Overview
Term Finance brings the auction-based repo (repurchase agreement) model from traditional finance to DeFi. Borrowers and lenders submit bids and offers for fixed-rate, fixed-term lending contracts through periodic auctions. The auction clears at a single price, establishing the market-determined fixed interest rate. This mechanism is modeled directly after how the Federal Reserve and major central banks conduct open market operations — one of the most proven and well-understood market mechanisms in finance.
Smart Contracts
The smart contract implementation is excellent. The auction mechanism — collecting sealed bids and offers, determining the clearing rate, and matching counterparties — is complex to implement correctly on-chain and Term Finance executes it well. The contracts handle collateral locking, term management, rollover mechanics, and liquidation for fixed-term positions. The architecture demonstrates deep understanding of both DeFi smart contract design and traditional repo market mechanics.
Security
Term Finance has been audited multiple times and has operated without security incidents. The fixed-term structure provides natural security benefits — positions have defined expirations, reducing the complexity of ongoing position management. Collateral management follows established DeFi lending patterns. The protocol's relatively lower TVL means it has received less adversarial attention than major protocols, which is both a risk and a reflection of its current scale.
Risk Management
Risk management is a standout feature. The auction mechanism naturally produces market-clearing rates, avoiding the over/under-pricing problems of algorithmic rate models.

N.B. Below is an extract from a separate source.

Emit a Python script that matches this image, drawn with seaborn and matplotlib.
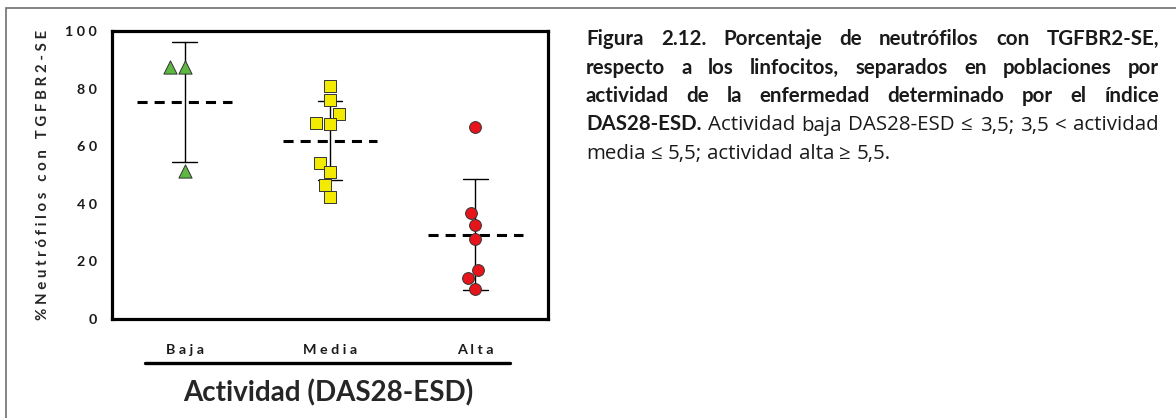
import matplotlib
matplotlib.use("Agg")
import matplotlib.pyplot as plt
import seaborn as sns
import pandas as pd
from matplotlib.patches import Rectangle
from matplotlib.lines import Line2D

# ---------------- data ----------------
categories = ["Baja", "Media", "Alta"]
baja_values = [87.5, 87.5, 51.4]
media_values = [80.9, 76.2, 71.1, 67.6, 67.9, 54.1, 51.0, 46.5, 42.2]
alta_values = [66.7, 36.7, 32.5, 27.7, 17.0, 14.1, 10.4]
x_tick_labels = ["B a j a", "M e d i a", "A l t a"]
y_ticks = [0, 20, 40, 60, 80, 100]
y_label = "% N e u t r ó f i l o s   c o n   T G F B R 2 - S E"
x_label = "Actividad (DAS28-ESD)"
caption_lines = [
    ([("Figura 2.12. Porcentaje de neutrófilos con TGFBR2-SE,", "bold")], True),
    ([("respecto a los linfocitos, separados en poblaciones por", "bold")], True),
    ([("actividad de la enfermedad determinado por el índice", "bold")], True),
    ([("DAS28-ESD.", "bold"),
      ("Actividad baja DAS28-ESD ≤ 3,5; 3,5 < actividad", "normal")], True),
    ([("media ≤ 5,5; actividad alta ≥ 5,5.", "normal")], False),
]

markers = {"Baja": "^", "Media": "s", "Alta": "o"}
marker_sizes = {"Baja": 9.5, "Media": 8.8, "Alta": 8.5}
colors = {"Baja": "#5DB83F", "Media": "#F2EA00", "Alta": "#E8141C"}

df = pd.DataFrame({
    "actividad": (["Baja"] * len(baja_values) + ["Media"] * len(media_values)
                  + ["Alta"] * len(alta_values)),
    "valor": baja_values + media_values + alta_values,
})

# ---------------- style ----------------
sns.set_style("white")
plt.rcParams["font.family"] = ["Lato", "DejaVu Sans"]
plt.rcParams["text.color"] = "#1a1a1a"
caption_families = {"bold": ["Lato", "DejaVu Sans"],
                    "normal": ["Open Sans", "DejaVu Sans"]}

W, H = 1176, 418
fig = plt.figure(figsize=(W / 100, H / 100), dpi=100)
ax = fig.add_axes([112 / W, 1 - 319 / H, 436 / W, 288 / H])

# points (swarm)
for cat in categories:
    sub = df[df["actividad"] == cat]
    sns.swarmplot(data=sub, x="actividad", y="valor", order=categories,
                  marker=markers[cat], color=colors[cat], size=marker_sizes[cat],
                  edgecolor="#333333", linewidth=0.7, ax=ax)

# mean lines (dashed)
sns.boxplot(data=df, x="actividad", y="valor", order=categories, width=0.65,
            showmeans=True, meanline=True,
            meanprops=dict(color="black", linestyle=(0, (3.3, 2.3)), linewidth=2.2),
            showcaps=False, showfliers=False, fill=False, linewidth=0,
            color="black", whis=0, ax=ax)

# mean +/- SD error bars
sns.pointplot(data=df, x="actividad", y="valor", order=categories,
              errorbar="sd", capsize=0.17, color="black", linestyle="none",
              marker="", err_kws={"linewidth": 1.0}, ax=ax)

ax.set_xlim(-0.5, 2.5)
ax.set_ylim(0, 100)
ax.set_xticks(range(len(categories)), x_tick_labels)
ax.set_yticks(y_ticks, [" ".join(str(v)) for v in y_ticks])
for sp in ax.spines.values():
    sp.set_visible(True)
    sp.set_linewidth(2.3)
    sp.set_color("black")
ax.tick_params(axis="both", direction="out", length=6, width=1.8,
               color="black", labelsize=10.3, labelcolor="#1a1a1a")
ax.tick_params(axis="x", pad=12)
ax.tick_params(axis="y", pad=5)
for lbl in ax.get_xticklabels() + ax.get_yticklabels():
    lbl.set_fontweight("bold")

ax.set_ylabel(y_label, fontsize=10.8, fontweight="bold")
ax.yaxis.set_label_coords(-0.142, 0.5)
ax.set_xlabel(x_label, fontsize=20, fontweight="bold")
ax.xaxis.set_label_coords((328 - 112) / 436, (319 - 401) / 288)
ax.xaxis.label.set_va("baseline")

# thick line under category labels
fig.add_artist(Line2D([145 / W, 510 / W], [1 - 363 / H, 1 - 363 / H],
                      transform=fig.transFigure, color="black", linewidth=2.4))

# outer frame (cut at the right and bottom)
fig.add_artist(Rectangle((6 / W, -0.1), 1.2, 1 - 8 / H + 0.1,
                         transform=fig.transFigure, fill=False,
                         edgecolor="#6e6e6e", linewidth=1.2))

# justified caption
fig.canvas.draw()
renderer = fig.canvas.get_renderer()
cap_left, cap_right = 586, 1159
baseline0, line_step = 45, 28.5


def _width(t):
    return t.get_window_extent(renderer).width


def _words(segments):
    out = []
    for text, weight in segments:
        for w in text.split(" "):
            out.append((w, weight))
    return out


def _space(size, weight="normal"):
    fam = caption_families[weight]
    p1 = fig.text(0, 0, "x x", fontsize=size, fontweight=weight, family=fam)
    p2 = fig.text(0, 0, "xx", fontsize=size, fontweight=weight, family=fam)
    s = _width(p1) - _width(p2)
    p1.remove()
    p2.remove()
    return s


def _natural(segments, size):
    ws = _words(segments)
    arts = [fig.text(0, 0, w, fontsize=size, fontweight=wt,
                     family=caption_families[wt]) for w, wt in ws]
    total = sum(_width(a) for a in arts) + _space(size) * (len(ws) - 1)
    for a in arts:
        a.remove()
    return total


# fit the font so that line 4 (normally spaced in the reference) fills the width
base = 12.0
cap_size = base * 562 / _natural(caption_lines[3][0], base)

for i, (segments, justify) in enumerate(caption_lines):
    words = _words(segments)
    y = 1 - (baseline0 + i * line_step) / H
    arts = [fig.text(0, y, w, fontsize=cap_size, fontweight=wt, va="baseline",
                     ha="left", color="#1a1a1a", family=caption_families[wt])
            for w, wt in words]
    widths = [_width(a) for a in arts]
    if justify and len(words) > 1:
        gap = (cap_right - cap_left - sum(widths)) / (len(words) - 1)
    else:
        gap = _space(cap_size)
    x = cap_left
    for a, w in zip(arts, widths):
        a.set_x(x / W)
        x += w + gap

fig.savefig("out.png", dpi=100)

Fixed terms mean borrowers cannot be surprised by rate changes during the loan period. Collateral requirements are conservative. The protocol implements margin calls for underwater positions before term expiration. The overall risk framework is more sophisticated than most DeFi lending protocols.
Adoption
Adoption is growing, particularly among more sophisticated DeFi participants who understand and value fixed-rate lending. The protocol has attracted meaningful TVL across Ethereum and Arbitrum deployments. However, the audience for fixed-rate products in DeFi is inherently smaller than variable-rate lending — most DeFi users accept variable rates. The institutional DeFi market that would most value fixed rates is still developing.
Tokenomics
TERM token provides governance over protocol parameters and fee structures. The tokenomics are straightforward with a focus on governance utility. Protocol fees from auction operations provide fundamental revenue. Token value accrual depends on protocol growth and eventual fee distribution to token holders.
Risk Factors
- Niche market: Fixed-rate lending demand in DeFi is limited compared to variable-rate
- Auction timing: Periodic auctions introduce timing constraints vs. always-on protocols
- Institutional dependency: Full potential requires institutional DeFi participation
- Term mismatch risk: Borrowers locked into fixed terms during volatile markets
- Competition: Notional, IPOR, and Aave's GHO fixed-rate features compete
Conclusion
Term Finance is one of DeFi's most well-designed lending protocols — the repo auction mechanism is elegant, proven in TradFi, and correctly implemented on-chain. The 4.0 score reflects excellent mechanism design and risk management, tempered by the limited DeFi market for fixed-rate products. When institutional capital enters DeFi at scale, fixed-rate lending infrastructure like Term Finance will be essential. The protocol is building for a more mature DeFi future.